Ficava olhando para aquela frase e, vez ou outra, ela me engolia. Da aula de matemática, eu caía em um abismo. Eu já tinha perdido tanto aos quatorze. O amigo que morreu ao atravessar a rua. Outro que levou um tiro ao furtar uma lata de leite em pó. A madrasta da avó. O tio que tocava sanfona. O avô. O primo que morreu ao nascer, esse absurdo que é a vida, a primeira grande dor que eu me lembro de sentir. Essas, que rasgam a gente. Eu tinha seis anos, mas lembro em detalhes. Madrugada de julho. Minha irmã e eu no quarto da minha mãe, elas na cama, eu em um colchão perto da janela que dava pra rua. Meu pai, trabalhando na festa da cidade. Minha tia bate na janela chamando o nome da minha mãe. Sua voz me percorreu como uma descarga elétrica. Depois, o caixão do tamanho de uma caixa de sapatos. Branco. Minha prima, entrando na casa amparada pela mãe, cansada do parto. O cheiro de chá de folha de laranja, misturado com vela, misturado com cigarro, misturado com perfume barato, com barulho de gente comendo, de gente falando amenidades, o capítulo da novela das oito. Aquele dia vai me acompanhar para sempre. Foi minha primeira grande perda. Gabriel.

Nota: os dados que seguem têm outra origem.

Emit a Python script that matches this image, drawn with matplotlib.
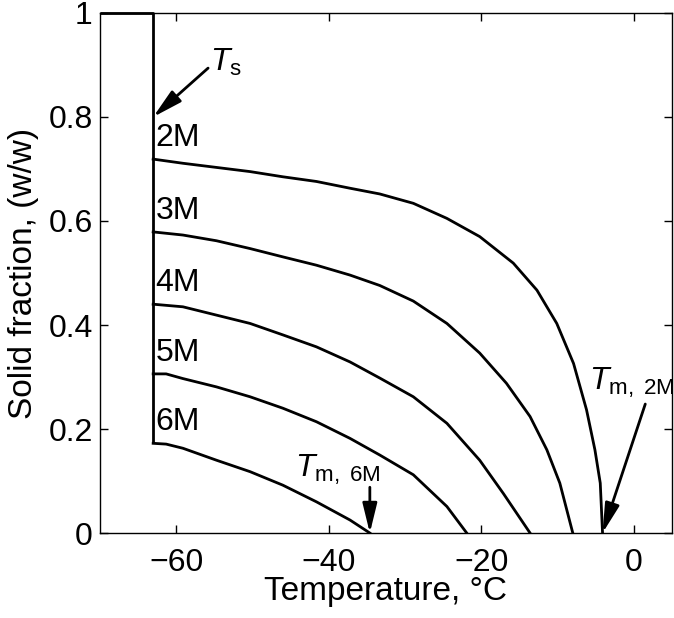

Mas eu também me perdi em alguns anos. Fiquei ausente da minha própria vida, que era violenta demais para que eu conseguisse enfrentar estando dentro do meu próprio corpo. Aos quatorze eu já entendia muito sobre perdas e danos, principalmente sobre danos. Esses que não se apagam fácil assim. Você pode colorir as cicatrizes, mas elas estarão sempre lá – e eu as carrego com o orgulho de um herói de guerra, afinal, eu sobrevivi. Mas eu ainda aprenderia muito. Meus últimos dez anos foram de muitas perdas. Muitas. Uma só já seria um inferno, mas eu mal acabava de enfrentar um luto: outro. Fiquei ausente de mim, de novo. Fiquei parado no meio do mar, me acostumei às águas, ao frio, ao vento. Até aprender um jeito de respirar no fundo – de mim mesmo, da vida, do tempo. Até conseguir ter força, no pulmão, nos braços e no desejo para conseguir voltar ao controle de tudo.

Pessoas sofridas são perigosas. Eu conheço a anatomia da dor. Eu conheço a anatomia do desastre. Cada perda é um desastre, mas nenhum é tão grande quanto perder a si mesmo. E isso eu não perco mais. Estou ancorado em minha própria vida. Eu li em um blog de uma moça da faculdade em que estudei em Portugal a citação de um padre: “Tem duas coisas de que sei que não vou morrer – de parto e de medo”. Nada me assusta mais. A falta de medo é o melhor tipo de liberdade. Nada me dobra. Nada me magoa ou entristece além da conta. Aprendi a escolher aquilo que quero perder e a não levar para amanhã a dor de ontem. 

Perder abre espaço. Eu posso me organizar melhor agora que tenho pouco. E, sobretudo, consigo olhar para aquilo que ainda tenho e amar como se deve. Amar no presente. Porque, no próximo instante, aquilo que ainda tenho pode não estar mais lá. Comemoro cada presença, cada segundo, cada palavra. Aquilo do Hemingway de que se deve olhar tudo como se fosse pela última vez. Mas não de um jeito melancólico. É como se cada pessoa fosse um baile de formatura que se deseja por muitos anos e, quando a esperada noite chega, você sabe que tem que aproveitar ao máximo porque é o tipo de coisa que não acontecerá de novo, daquele jeito, com aquele sentimento. Talvez eu não tivesse feito tantos amigos nos últimos anos se eu não os visse, a cada encontro, com a alegria de uma festa que nunca irá se repetir – e que, por isso, também nunca terá fim, no tempo da memória. Muitas partes minhas ficaram pelo caminho, mas eu acho que não precisava delas tanto assim, estou mais leve agora, pluma, quase. É por isso que, apesar de qualquer coisa e até de mim mesmo, estou sempre sorrindo. Perder abre espaço. Até para ser feliz, por irônico que possa parecer. Viver nunca é tarde."